What's more, they concluded, items called out on the menu in bold, highlighted or colored font, or set off in a box, were also more likely to be ordered. But, after analyzing hundreds of menus, they observed that, "in most cases," items given this special treatment "are the least healthy items on the menu," Wansink said. Wansink suggests asking your server directly for recommendations for healthy, tasty lighter fare. And he and Love would also like to see restaurants reconfigure their menus to highlight not just items with a high profit margin, but healthy high-profit-margin items.
They propose a three-step "menu engineering process" that "can help restaurants guide healthier decisions: (1) shift attention, (2) enhance taste expectations, (3) increase perception of value." In terms of specifics, they suggest:
- Placing healthy, high-margin items in bold or colored boxes to call attention to them.
- Using pictures, logos or icons to highlight healthy high-margin items, but not calling them "healthy," which many of us apparently associate with "bad taste."
- Renaming the "Healthy" food section to make it more taste-evocative and appealing, perhaps using words like "Light" and "Fresh."

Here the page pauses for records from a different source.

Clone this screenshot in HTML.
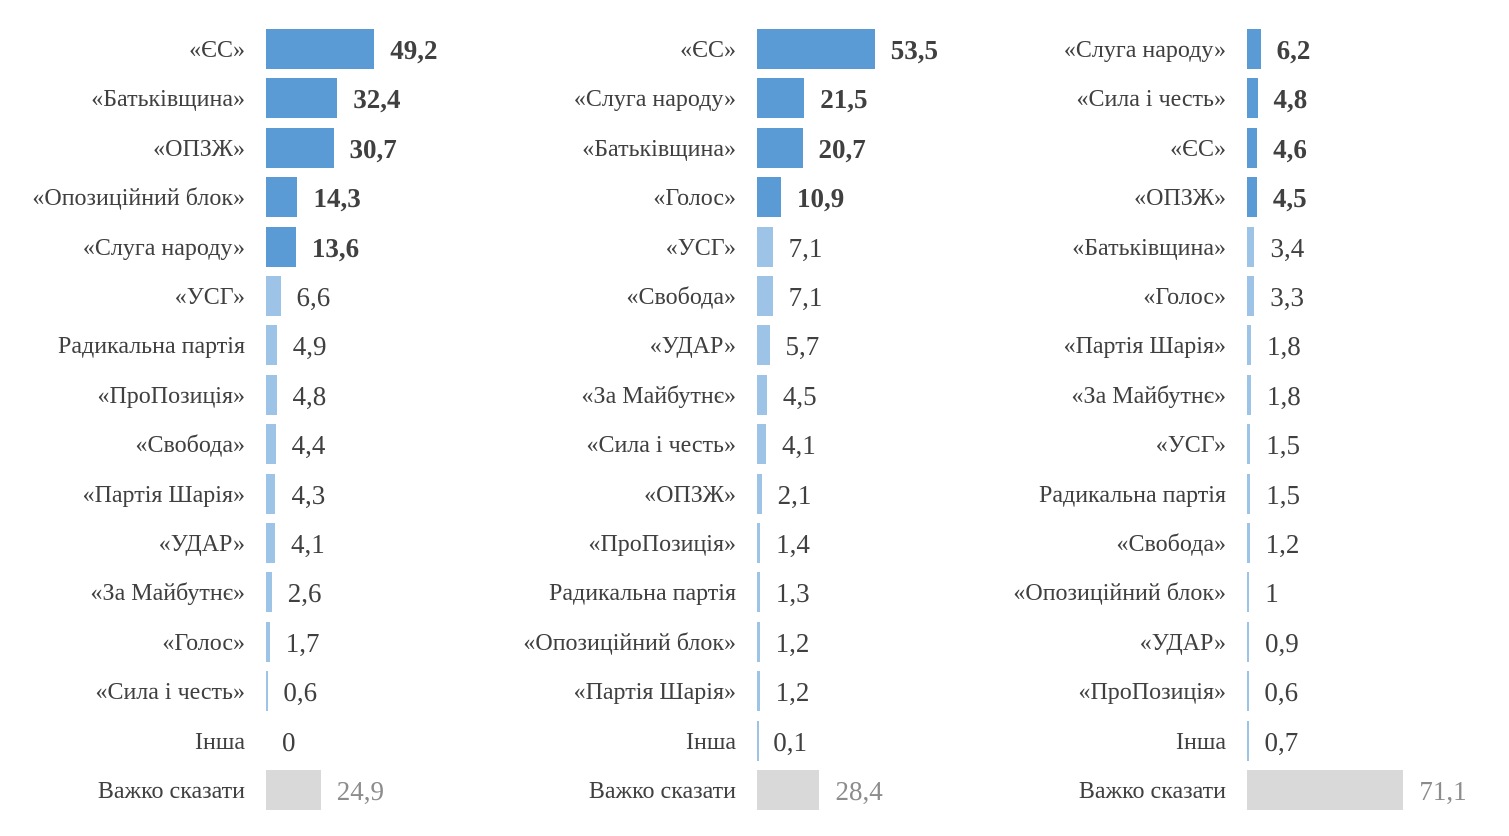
<!DOCTYPE html>
<html><head><meta charset="utf-8">
<style>
html,body{margin:0;padding:0;background:#fff;}
body{width:1509px;height:836px;position:relative;overflow:hidden;font-family:"Liberation Serif",serif;}
.lbl{position:absolute;font-size:24px;color:#404040;text-align:right;white-space:nowrap;line-height:28px;}
.val{position:absolute;font-size:27px;color:#404040;white-space:nowrap;line-height:30px;}
.bar{position:absolute;}
</style></head>
<body>
<div id="chart"></div>
<script>
const labels1 = ["«ЄС»","«Батьківщина»","«ОПЗЖ»","«Опозиційний блок»","«Слуга народу»","«УСГ»","Радикальна партія","«ПроПозиція»","«Свобода»","«Партія Шарія»","«УДАР»","«За Майбутнє»","«Голос»","«Сила і честь»","Інша","Важко сказати"];
const values1 = [49.2,32.4,30.7,14.3,13.6,6.6,4.9,4.8,4.4,4.3,4.1,2.6,1.7,0.6,0,24.9];
const labels2 = ["«ЄС»","«Слуга народу»","«Батьківщина»","«Голос»","«УСГ»","«Свобода»","«УДАР»","«За Майбутнє»","«Сила і честь»","«ОПЗЖ»","«ПроПозиція»","Радикальна партія","«Опозиційний блок»","«Партія Шарія»","Інша","Важко сказати"];
const values2 = [53.5,21.5,20.7,10.9,7.1,7.1,5.7,4.5,4.1,2.1,1.4,1.3,1.2,1.2,0.1,28.4];
const labels3 = ["«Слуга народу»","«Сила і честь»","«ЄС»","«ОПЗЖ»","«Батьківщина»","«Голос»","«Партія Шарія»","«За Майбутнє»","«УСГ»","Радикальна партія","«Свобода»","«Опозиційний блок»","«УДАР»","«ПроПозиція»","Інша","Важко сказати"];
const values3 = [6.2,4.8,4.6,4.5,3.4,3.3,1.8,1.8,1.5,1.5,1.2,1,0.9,0.6,0.7,71.1];

const chart = document.getElementById('chart');
const scale = 2.2;
const rowY = i => 49 + i*49.4;
function fmt(v){return String(v).replace('.',',');}
function panel(labels, values, axisX, pIdx){
  labels.forEach((lab,i)=>{
    const v = values[i];
    const cy = rowY(i);
    const last = i === labels.length-1;
    const dark = i < 4 || (pIdx===1 && i===4);
    const l = document.createElement('div');
    l.className='lbl';
    
    
    l.style.right = (1509 - (axisX-21)) + 'px';
    l.style.top = (cy-13)+'px';
    l.textContent = lab;
    chart.appendChild(l);
    const w = v*scale;
    const b = document.createElement('div');
    b.className='bar';
    
    
    b.style.left = axisX+'px';
    b.style.top = (cy-20)+'px';
    b.style.height='40px';
    b.style.width = (v>0 ? Math.max(w,1.5) : 0)+'px';
    b.style.background = last ? '#d9d9d9' : (dark ? '#5b9bd5' : '#9dc3e6');
    chart.appendChild(b);
    const t = document.createElement('div');
    t.className='val';
    
    
    t.style.left = (axisX + w + 16)+'px';
    t.style.top = (cy-14)+'px';
    t.textContent = fmt(v);
    if(dark){t.style.fontWeight='bold';}
    if(last){t.style.color='#8c8c8c';}
    chart.appendChild(t);
  });
}
panel(labels1, values1, 266, 1);
panel(labels2, values2, 757, 2);
panel(labels3, values3, 1247, 3);
</script>
</body></html>
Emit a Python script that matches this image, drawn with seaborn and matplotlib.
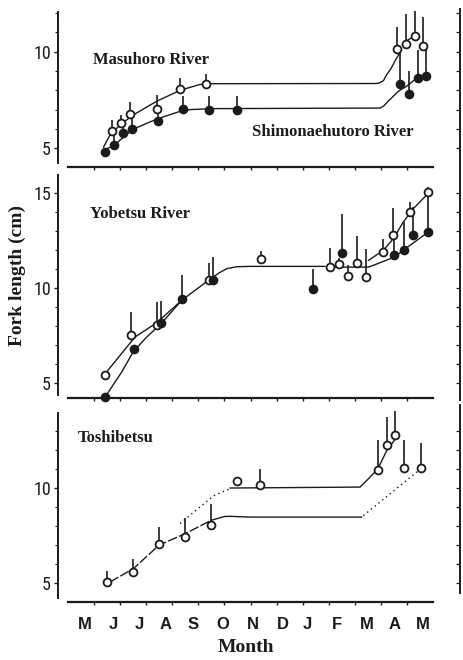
import numpy as np
import pandas as pd
import matplotlib
matplotlib.use("Agg")
import matplotlib.pyplot as plt
from matplotlib import font_manager
from matplotlib.ticker import FixedLocator
import seaborn as sns

# ---------------------------------------------------------------- data
# x positions are in months along the shared season axis (tick 0..12)
month_ticks = list(range(13))
month_labels = ["M", "J", "J", "A", "S", "O", "N", "D", "J", "F", "M", "A", "M"]
month_label_pos = [-0.37, 0.74, 1.74, 2.75, 3.81, 4.93, 6.11, 7.26, 8.16, 9.30, 10.46, 11.54, 12.60]

# Masuhoro River (open circles): mean fork length and upper deviation
masuhoro_x = [0.68, 1.02, 1.36, 2.40, 3.30, 4.30, 11.63, 11.96, 12.31, 12.63]
masuhoro_fl = [5.88, 6.30, 6.77, 7.03, 8.07, 8.35, 10.16, 10.42, 10.81, 10.29]
masuhoro_sd = [0.59, 0.43, 0.61, 0.75, 0.58, 0.47, 1.09, 1.52, 1.30, 1.48]

# Shimonaehutoro River (filled circles)
shimo_x = [0.42, 0.77, 1.12, 1.45, 2.46, 3.40, 4.41, 5.47, 11.73, 12.09, 12.41, 12.72]
shimo_fl = [4.82, 5.17, 5.78, 6.00, 6.42, 7.05, 6.99, 6.99, 8.30, 7.81, 8.65, 8.73]
shimo_sd = [0.15, 0.52, 0.43, 0.73, 0.61, 0.67, 0.70, 0.73, 1.80, 1.18, 1.45, 1.47]

# growth curves, Masuhoro / Shimonaehutoro
masuhoro_curve_x = [0.36, 0.61, 1.00, 1.51, 2.40, 3.30, 4.06, 4.45, 10.80, 10.95, 11.10, 11.22, 11.40, 11.54, 11.73]
masuhoro_curve_fl = [5.05, 5.69, 6.21, 6.73, 7.43, 8.00, 8.30, 8.34, 8.35, 8.38, 8.50, 8.80, 9.15, 9.51, 9.95]
masuhoro_link_x = [11.86, 12.31]
masuhoro_link_fl = [10.47, 10.81]
shimo_curve_x = [0.36, 0.74, 1.12, 1.51, 2.40, 3.30, 3.68, 4.50, 10.97, 11.12, 11.28, 11.67, 11.99, 12.31, 12.76]
shimo_curve_fl = [4.90, 5.12, 5.57, 5.99, 6.51, 6.91, 7.00, 7.05, 7.08, 7.20, 7.43, 7.95, 8.21, 8.56, 8.82]

# Yobetsu River, two groups (open / filled)
yob_open_x = [0.40, 1.41, 2.40, 4.39, 6.39, 9.05, 9.40, 9.73, 10.07, 10.42, 11.09, 11.48, 12.12, 12.80]
yob_open_fl = [5.40, 7.51, 8.07, 10.44, 11.51, 11.10, 11.28, 10.61, 11.30, 10.58, 11.89, 12.80, 13.98, 15.08]
yob_open_sd = [0.15, 1.23, 1.19, 0.88, 0.42, 1.00, 0.30, 0.62, 1.42, 1.49, 0.67, 1.40, 0.54, 0.23]
yob_fill_x = [0.40, 1.55, 2.57, 3.37, 4.58, 8.38, 9.50, 11.52, 11.89, 12.22, 12.82]
yob_fill_fl = [4.26, 6.80, 8.16, 9.44, 10.44, 9.96, 11.84, 11.72, 12.00, 12.79, 12.97]
yob_fill_sd = [0.20, 0.00, 1.14, 1.22, 1.19, 1.06, 2.07, 0.90, 1.47, 1.47, 1.82]

yob_open_curve_x = [0.48, 1.57, 2.40, 3.36, 4.38, 4.80, 5.09, 5.47, 6.00, 8.86]
yob_open_curve_fl = [5.58, 7.42, 8.17, 9.35, 10.40, 10.80, 11.02, 11.12, 11.14, 11.14]
yob_fill_curve_x = [0.51, 1.06, 1.51, 2.02, 2.57, 3.36]
yob_fill_curve_fl = [4.44, 5.58, 6.66, 7.42, 8.12, 9.35]
yob_mid_x = [9.20, 10.52, 10.78, 11.52, 11.89, 12.82]
yob_mid_fl = [11.10, 11.10, 11.23, 11.63, 12.02, 12.95]
yob_spring_x = [10.52, 11.09, 11.48, 11.86, 12.24, 12.80]
yob_spring_fl = [11.45, 11.98, 12.60, 13.47, 14.17, 14.96]

# Toshibetsu
tosh_x = [0.51, 1.51, 2.50, 3.50, 4.49, 5.49, 6.37, 10.88, 11.23, 11.55, 11.89, 12.54]
tosh_fl = [5.05, 5.58, 7.04, 7.42, 8.04, 10.35, 10.14, 10.97, 12.28, 12.81, 11.05, 11.05]
tosh_sd = [0.58, 0.70, 0.91, 1.02, 1.10, 0.00, 0.88, 1.54, 1.46, 1.25, 1.46, 1.32]

tosh_early_x = [0.61, 1.51, 2.50, 3.50, 4.49]
tosh_early_fl = [5.05, 5.76, 7.00, 7.60, 8.30]
tosh_low_x = [4.49, 5.00, 5.21, 6.00, 10.27]
tosh_low_fl = [8.30, 8.50, 8.51, 8.47, 8.47]
tosh_low_rise_x = [10.33, 12.69]
tosh_low_rise_fl = [8.55, 11.19]
tosh_up_dot_x = [3.30, 4.06, 4.60, 5.21]
tosh_up_dot_fl = [8.13, 9.00, 9.60, 9.97]
tosh_up_x = [5.21, 10.20, 10.46, 10.88, 11.23, 11.61]
tosh_up_fl = [10.00, 10.05, 10.40, 11.00, 11.98, 12.68]

# ---------------------------------------------------------------- style
sns.set_style("ticks")
installed = {f.name for f in font_manager.fontManager.ttflist}
NARROW = next((n for n in ("Liberation Sans Narrow", "Roboto Condensed",
                           "Open Sans Condensed", "Liberation Sans")
               if n in installed), "DejaVu Sans")
plt.rcParams["font.family"] = ["Liberation Sans", "DejaVu Sans"]
SERIF = ["Liberation Serif", "DejaVu Serif"]
INK = "#1b1b1b"

fig = plt.figure(figsize=(4.63, 6.6), dpi=100)
W, H = 463.0, 660.0


def panel(top, bottom):
    return fig.add_axes([68 / W, 1 - bottom / H, 365 / W, (bottom - top) / H])


def unit_ticks(lo, hi):
    return list(range(int(np.ceil(lo)), int(np.floor(hi)) + 1))


def style_panel(ax, ylim, majors, spine_lo, right_bounds, show_months):
    ax.set_xlim(-1, 13)
    ax.set_ylim(*ylim)
    for s in ("top", "right"):
        ax.spines[s].set_visible(False)
    ax.spines["left"].set_position(("outward", 7.2))
    ax.spines["left"].set_bounds(spine_lo, ylim[1])
    ax.spines["left"].set_linewidth(1.4)
    ax.spines["bottom"].set_linewidth(1.6)
    ax.spines["left"].set_color(INK)
    ax.spines["bottom"].set_color(INK)

    ax.yaxis.set_major_locator(FixedLocator(majors))
    ax.yaxis.set_minor_locator(FixedLocator(unit_ticks(spine_lo, ylim[1])))
    ax.tick_params(axis="y", which="major", length=3, width=1, pad=2,
                   labelsize=13, labelfontfamily=NARROW, colors=INK)
    ax.tick_params(axis="y", which="minor", length=2, width=0.8, colors=INK)

    ax.xaxis.set_major_locator(FixedLocator(month_label_pos))
    ax.xaxis.set_minor_locator(FixedLocator(month_ticks))
    ax.set_xticklabels(month_labels)
    ax.tick_params(axis="x", which="major", length=0, pad=11,
                   labelsize=12, labelbottom=show_months, colors=INK)
    for lab in ax.get_xticklabels():
        lab.set_fontweight("bold")
    ax.tick_params(axis="x", which="minor", length=2.5, width=1, colors=INK)

    # right-hand scale line with inward ticks
    tw = ax.twinx()
    tw.set_ylim(*ylim)
    for s in ("top", "left", "bottom"):
        tw.spines[s].set_visible(False)
    tw.spines["right"].set_position(("outward", 19.4))
    tw.spines["right"].set_bounds(*right_bounds)
    tw.spines["right"].set_linewidth(1.4)
    tw.spines["right"].set_color(INK)
    tw.yaxis.set_major_locator(FixedLocator(unit_ticks(max(right_bounds[0], ylim[0] + 0.2),
                                                       min(right_bounds[1], ylim[1]))))
    tw.tick_params(axis="y", direction="in", length=3, width=0.9,
                   labelright=False, colors=INK)
    return tw


def draw_points(ax, x, y, sd, filled):
    y = np.asarray(y, dtype=float)
    top = y + np.asarray(sd, dtype=float)
    ax.vlines(x, y, top, color=INK, lw=1.2, zorder=3, clip_on=False)
    df = pd.DataFrame({"month": x, "fl": y})
    sns.scatterplot(data=df, x="month", y="fl", ax=ax, s=32, marker="o",
                    color=INK if filled else "white", edgecolor=INK,
                    linewidth=1.3, zorder=4, clip_on=False, legend=False)


def draw_curve(ax, x, y, ls="-"):
    df = pd.DataFrame({"month": x, "fl": y})
    sns.lineplot(data=df, x="month", y="fl", ax=ax, estimator=None, sort=False,
                 color=INK, lw=1.0, linestyle=ls, zorder=2)


lab_kw = dict(fontsize=12, fontweight="bold", family=SERIF, color=INK,
              ha="left", va="center")

# ---------------------------------------------------------------- panel 1
ax1 = panel(12, 167)
style_panel(ax1, (4.03, 12.05), [5, 10], 4.25, (3.9, 12.2), False)
draw_curve(ax1, masuhoro_curve_x, masuhoro_curve_fl)
draw_curve(ax1, masuhoro_link_x, masuhoro_link_fl)
draw_curve(ax1, shimo_curve_x, shimo_curve_fl)
draw_points(ax1, masuhoro_x, masuhoro_fl, masuhoro_sd, False)
draw_points(ax1, shimo_x, shimo_fl, shimo_sd, True)
ax1.text(-0.04, 9.55, "Masuhoro River", **lab_kw)
ax1.text(6.06, 5.85, "Shimonaehutoro River", **lab_kw)

# ---------------------------------------------------------------- panel 2
ax2 = panel(175, 398)
style_panel(ax2, (4.21, 15.95), [5, 10, 15], 4.37, (4.1, 16.1), False)
draw_curve(ax2, yob_open_curve_x, yob_open_curve_fl)
draw_curve(ax2, yob_fill_curve_x, yob_fill_curve_fl)
draw_curve(ax2, yob_mid_x, yob_mid_fl)
draw_curve(ax2, yob_spring_x, yob_spring_fl)
draw_points(ax2, yob_open_x, yob_open_fl, yob_open_sd, False)
draw_points(ax2, yob_fill_x, yob_fill_fl, yob_fill_sd, True)
ax2.text(-0.15, 13.91, "Yobetsu River", **lab_kw)

# ---------------------------------------------------------------- panel 3
ax3 = panel(413, 602)
style_panel(ax3, (4.0, 13.95), [5, 10], 4.2, (4.5, 14.35), True)
draw_curve(ax3, tosh_early_x, tosh_early_fl, ls=(0, (7, 1.6)))
draw_curve(ax3, tosh_low_x, tosh_low_fl)
draw_curve(ax3, tosh_low_rise_x, tosh_low_rise_fl, ls=(0, (1, 2.5)))
draw_curve(ax3, tosh_up_dot_x, tosh_up_dot_fl, ls=(0, (1, 2.5)))
draw_curve(ax3, tosh_up_x, tosh_up_fl)
draw_points(ax3, tosh_x, tosh_fl, tosh_sd, False)
ax3.text(-0.61, 12.62, "Toshibetsu", **lab_kw)

for ax in (ax1, ax2, ax3):
    ax.set_xlabel("")
    ax.set_ylabel("")

fig.text(246 / W, 1 - 647 / H, "Month", ha="center", va="center",
         fontsize=14, fontweight="bold", family=SERIF, color=INK)
fig.text(17 / W, 1 - 276 / H, "Fork length (cm)", ha="center", va="center",
         rotation=90, fontsize=14, fontweight="bold", family=SERIF, color=INK)

fig.savefig("out.png", dpi=100)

- Listing healthy "House Favorites," and making sure to list the healthiest options first, where they may be seen.
- Offering half-size portions of a few regular menu items at a reduced price, and using words like "trim," "moderate" and "light" to describe these options.
- Using descriptive words ("tender," "crisp," "creamy," "succulent") for healthy options to make them sound tastier.
- Positioning healthy items in the corners of menus, where our eyes naturally gravitate, as well as high up in menu sections.
- Making salad the default side-dish option, with fries available as a substitution upon request. (True, "Would you like salad with that?" may not have quite the same familiar ring, but given the health benefits, we can probably get used to it.)